Analysten und Anleger greifen mittlerweile nach jedem Strohhalm. Dass der Umsatz im ersten Quartal leicht gestiegen ist, hat den Aktienkurs Ende vergangener Woche in der Spitze um fast 20 Prozent hochspringen lassen. Andrew Porteous von HSBC nennt die Zahlen „ermutigend“, und Christian Bruns von Pareto Securities sagt: „In solch einer schwierigen Phase eine überzeugende Umsatzentwicklung hinzubekommen muss man positiv werten.“

Doch er warnt zugleich: „Das ist noch keine Trendwende.“ Der Wettbewerb im Markt sei sehr hart.
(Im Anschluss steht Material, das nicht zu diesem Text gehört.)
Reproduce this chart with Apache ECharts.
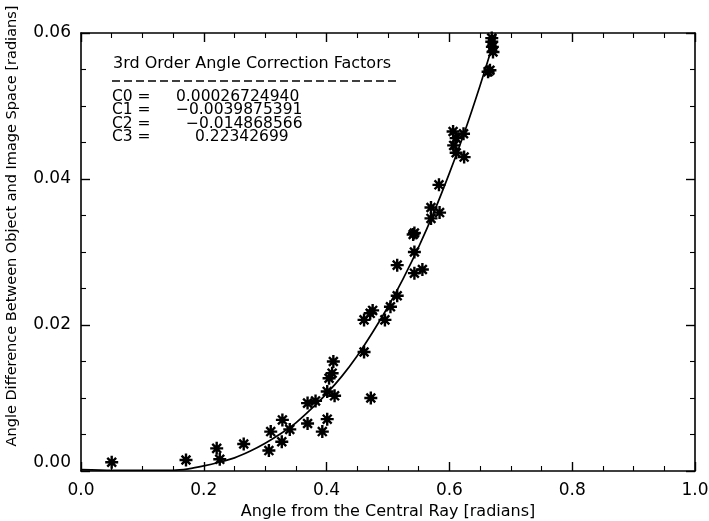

Im gesamten Unternehmen ruhen jetzt viele Hoffnungen auf dem neuen Vorstandschef. „Er muss es angesichts der starken Veränderungen schaffen, die Mitarbeiter mitzunehmen“, sagte ein Arbeitnehmervertreter. Bei seinem bisherigen Arbeitgeber ATU scheint Werner das gelungen zu sein. Dort wurde er sogar als „Menschenfänger“ bezeichnet, der den Mut gehabt habe, sich vor die Mitarbeiter zu stellen und auch unpopuläre Entscheidungen zu erklären.

Denn eins ist klar: Es wird bei Ceconomy in den kommenden Monaten viel zu erklären geben. Jörn Werner habe „mehrfach bewiesen, dass er auch in herausfordernden Situationen Geschäftsmodelle erfolgreich transformieren und nachhaltiges Wachstum schaffen kann“, hat ihm Aufsichtsratschef Jürgen Fitschen zu seiner Berufung auf den Chefposten mit auf den Weg gegeben. Das klingt nach radikaler Wende, nicht nach „weiter so“.